Now Obama, in a blatant reversal, is preparing to do just that, agreeing to extend the Bush tax cuts for the wealthy, which my colleague Chris Hayes accurately calls the "single defining domestic policy of W."

In 2008, Obama presented himself as a clean break from the Bush and Clinton dynasties and a fresh face for the nation and the world. Yet once in office he packed his White House with holdovers from the Bush and Clinton administrations and continued or even accelerated key Bush-era policies, whether in the realm of counterterrorism, Afghanistan or offshore drilling. The latest "compromise" on the Bush tax cuts, extending the upper-income tax cuts for two years in exchange for the continuation of unemployment benefits, is simply the latest in a series of capitulations from the Obama White House.

Obama and Congressional Democrats bungled the tax debate from the start, even though it was clearly a winning issue for the president and his party. Even though everyone knew the Bush tax cuts were set to expire at the end of this year, Democrats failed to develop an overall strategy for this issue last summer or force a vote in the Congress before the election -- at a time when even Republicans like John Boehner said they’d vote to extend only the middle-class tax cuts if that was their only option. Yet Democrats refused to put the GOP on the spot or talk about the tax cuts during the campaign, blurring what should have been a core distinction between the parties; Democrats for the middle class, Republicans for the rich. As former Ohio Governor Ted Strickland said recently: “If we can't win that argument we might as well just fold up.”

Once Democrats finally decided to vote on only the middle-class tax cuts, last week, Republicans had all the momentum and the issue had become mere political theater. Even as Congress was voting on the Democrats’ plan, Obama signaled to Republicans that a more favorable deal was just around the corner, giving the GOP no incentive to side with Democrats. The Obama administration’s posture on the tax cuts is eerily similar to its stance on the public option during healthcare reform -- the president says he wants the policy, but does absolutely nothing to fight for it, either through his own bully pulpit or on Capitol Hill. Last week, Organizing for America asked Obama supporters to phone bank in support of the DREAM Act, repealing "don’t ask, don’t tell," and a pay freeze for federal workers (yet another concession to the GOP), but did nothing on the tax front.

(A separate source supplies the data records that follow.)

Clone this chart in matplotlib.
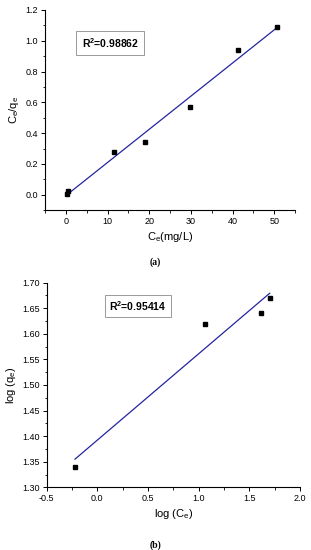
import numpy as np
import matplotlib
matplotlib.use("Agg")
import matplotlib.pyplot as plt
from matplotlib.ticker import MultipleLocator

# (a) Langmuir
ce_a = [0.2, 0.5, 11.6, 18.9, 29.7, 41.2, 50.7]
ceqe_a = [0.005, 0.025, 0.28, 0.34, 0.57, 0.94, 1.09]
r2_a = "0.98862"

# (b) Freundlich
logce_b = [-0.22, 1.06, 1.61, 1.70]
logqe_b = [1.34, 1.62, 1.64, 1.67]
r2_b = "0.95414"

line_col = "#2424a0"
plt.rcParams['font.family'] = ['Liberation Sans', 'DejaVu Sans']
plt.rcParams['mathtext.fontset'] = 'custom'
plt.rcParams['mathtext.rm'] = 'Liberation Sans'
plt.rcParams['mathtext.bf'] = 'Liberation Sans:bold'

fig = plt.figure(figsize=(3.11, 5.5), dpi=100)

def style(ax):
    for s in ['top', 'right']:
        ax.spines[s].set_visible(False)
    for s in ['left', 'bottom']:
        ax.spines[s].set_linewidth(0.8)
    ax.tick_params(which='major', direction='out', length=3, width=0.7, labelsize=6.5, pad=2)
    ax.tick_params(which='minor', direction='out', length=1.8, width=0.6)

# top panel
ax1 = fig.add_axes([0.145, 0.618, 0.804, 0.364])
x = np.array(ce_a)
k, b = np.polyfit(x, ceqe_a, 1)
ax1.plot([x.min(), x.max()], [k * x.min() + b, k * x.max() + b], color=line_col, lw=0.9)
ax1.plot(ce_a, ceqe_a, 's', color='black', ms=3.5)
ax1.set_xlim(-5, 55)
ax1.set_ylim(-0.1, 1.2)
ax1.xaxis.set_major_locator(MultipleLocator(10))
ax1.xaxis.set_minor_locator(MultipleLocator(5))
ax1.yaxis.set_major_locator(MultipleLocator(0.2))
ax1.yaxis.set_minor_locator(MultipleLocator(0.1))
ax1.set_xticks([0, 10, 20, 30, 40, 50])
ax1.set_yticks([0.0, 0.2, 0.4, 0.6, 0.8, 1.0, 1.2])
ax1.yaxis.set_major_formatter(plt.FormatStrFormatter('%.1f'))
style(ax1)
ax1.set_xlabel(r"C$_\mathrm{e}$(mg/L)", fontsize=8, labelpad=3)
ax1.set_ylabel(r"C$_\mathrm{e}$/q$_\mathrm{e}$", fontsize=8, labelpad=3)
ax1.text(0.26, 0.835, r"$\mathbf{R^2}$=" + r2_a, transform=ax1.transAxes, fontsize=7.5,
         fontweight='bold', ha='center', va='center',
         bbox=dict(boxstyle='square,pad=0.5', fc='white', ec='#999999', lw=0.7))
fig.text(0.5, 1 - 262 / 550, "(a)", fontsize=7, family='Liberation Serif', fontweight='bold',
         ha='center', va='center')

# bottom panel
ax2 = fig.add_axes([0.150, 0.114, 0.815, 0.372])
x = np.array(logce_b)
k, b = np.polyfit(x, logqe_b, 1)
ax2.plot([x.min(), x.max()], [k * x.min() + b, k * x.max() + b], color=line_col, lw=0.9)
ax2.plot(logce_b, logqe_b, 's', color='black', ms=3.5)
ax2.set_xlim(-0.5, 2.0)
ax2.set_ylim(1.30, 1.70)
ax2.xaxis.set_major_locator(MultipleLocator(0.5))
ax2.xaxis.set_minor_locator(MultipleLocator(0.25))
ax2.yaxis.set_major_locator(MultipleLocator(0.05))
ax2.yaxis.set_minor_locator(MultipleLocator(0.025))
ax2.xaxis.set_major_formatter(plt.FormatStrFormatter('%.1f'))
ax2.yaxis.set_major_formatter(plt.FormatStrFormatter('%.2f'))
style(ax2)
ax2.set_xlabel(r"log (C$_\mathrm{e}$)", fontsize=8, labelpad=3)
ax2.set_ylabel(r"log (q$_\mathrm{e}$)", fontsize=8, labelpad=3)
ax2.text(0.36, 0.885, r"$\mathbf{R^2}$=" + r2_b, transform=ax2.transAxes, fontsize=7.5,
         fontweight='bold', ha='center', va='center',
         bbox=dict(boxstyle='square,pad=0.4', fc='white', ec='#999999', lw=0.7))
fig.text(0.5, 1 - 545 / 550, "(b)", fontsize=7, family='Liberation Serif', fontweight='bold',
         ha='center', va='center')

fig.savefig("out.png", dpi=100)
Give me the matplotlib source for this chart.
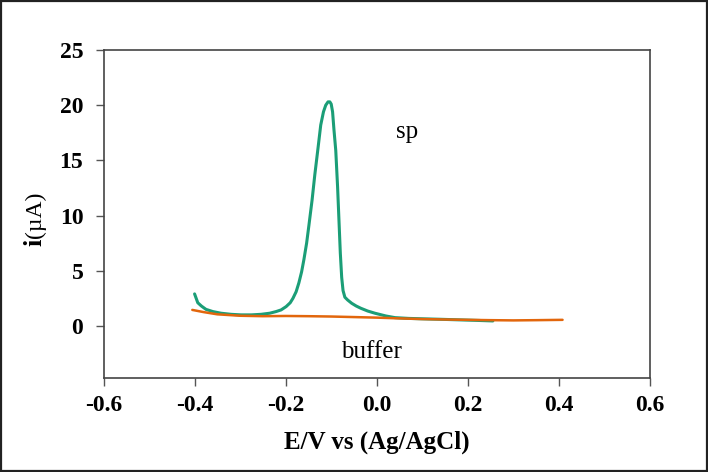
import matplotlib
matplotlib.use("Agg")
import matplotlib.pyplot as plt
from matplotlib.patches import Rectangle

# Data
sp_E = [-0.400, -0.393, -0.385, -0.375, -0.360, -0.342, -0.320, -0.298, -0.275, -0.254,
        -0.235, -0.221, -0.210, -0.199, -0.190, -0.184, -0.177, -0.171, -0.165, -0.160,
        -0.154, -0.149, -0.142, -0.136, -0.129, -0.123, -0.117, -0.112, -0.107, -0.103,
        -0.100, -0.097, -0.094, -0.090, -0.086, -0.083, -0.080, -0.077, -0.074, -0.070,
        -0.064, -0.055, -0.045, -0.035, -0.020, -0.004, 0.020, 0.040, 0.070, 0.095,
        0.140, 0.180, 0.220, 0.255]
sp_i = [2.9, 2.1, 1.8, 1.5, 1.3, 1.15, 1.05, 1.0, 1.0, 1.05,
        1.15, 1.3, 1.45, 1.75, 2.1, 2.5, 3.1, 3.9, 4.9, 6.0,
        7.5, 9.1, 11.4, 13.7, 16.1, 18.2, 19.4, 20.0, 20.3, 20.3,
        20.1, 19.4, 17.8, 15.9, 12.6, 9.6, 6.6, 4.4, 3.2, 2.6,
        2.35, 2.05, 1.8, 1.6, 1.35, 1.15, 0.9, 0.75, 0.68, 0.65,
        0.6, 0.55, 0.5, 0.45]

buf_E = [-0.405, -0.380, -0.350, -0.300, -0.250, -0.200, -0.150, -0.100, -0.050,
         0.000, 0.050, 0.100, 0.150, 0.200, 0.250, 0.300, 0.350, 0.408]
buf_i = [1.45, 1.25, 1.05, 0.92, 0.88, 0.9, 0.88, 0.85, 0.8,
         0.75, 0.68, 0.62, 0.58, 0.55, 0.52, 0.5, 0.52, 0.55]

xticks = [-0.6, -0.4, -0.2, 0.0, 0.2, 0.4, 0.6]
yticks = [0, 5, 10, 15, 20, 25]

plt.rcParams['font.family'] = ['Liberation Serif', 'DejaVu Serif']
plt.rcParams['axes.unicode_minus'] = False

fig = plt.figure(figsize=(7.08, 4.72), dpi=100)
ax = fig.add_axes([103.5/708, 1 - 378/472, (650-103.5)/708, (378-50)/472])

ax.plot(sp_E, sp_i, color='#1b9e77', lw=2.2, solid_capstyle='round')
ax.plot(buf_E, buf_i, color='#e2660c', lw=1.8, solid_capstyle='round')

ax.set_xlim(-0.6, 0.6)
ax.set_ylim(-4.72, 25)
ax.set_xticks(xticks)
ax.set_yticks(yticks)
ax.set_xticklabels([f"{t:.1f}" for t in xticks], fontsize=17, fontweight='bold')
ax.set_yticklabels([str(t) for t in yticks], fontsize=17, fontweight='bold')
ax.tick_params(axis='both', direction='out', length=5.5, width=1, color='#555555')
ax.tick_params(axis='y', pad=9)
ax.tick_params(axis='x', pad=7)
ax.tick_params(top=False, right=False)
for s in ax.spines.values():
    s.set_color('#444444')
    s.set_linewidth(1.2)

ax.text(0.066, 17.6, 'sp', fontsize=18, ha='center', va='center')
ax.text(-0.012, -2.4, 'buffer', fontsize=18, ha='center', va='center')

ax.set_xlabel('E/V vs (Ag/AgCl)', fontsize=18, fontweight='bold', labelpad=10)

# y label: bold "i" followed by regular "(µA)"
fig.text(35/708, 1 - 246/472, 'i', rotation=90, fontsize=19, fontweight='bold',
         ha='center', va='bottom')
fig.text(35/708, 1 - 238/472, '(µA)', rotation=90, fontsize=17,
         ha='center', va='bottom')

fig.patches.append(Rectangle((0.0015, 0.002), 0.997, 0.996, transform=fig.transFigure,
                             fill=False, edgecolor='#222222', linewidth=1.6, figure=fig))

fig.savefig('out.png', dpi=100)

So now Obama is planning to spend $60 billion a year on tax cuts for millionaires and billionaires rather than, for example, a national infrastructure plan that would rebuild America and put people back to work. It’s hard to see how the president will benefit either politically or substantively from this latest reversal of policy -- caving on the tax cuts will only embolden GOP leaders, who already see Obama as weak and unprincipled, and will further deflate restless Democratic activists and Obama supporters. If this is how Obama plans to govern in the future, we’re in for a rough next two years.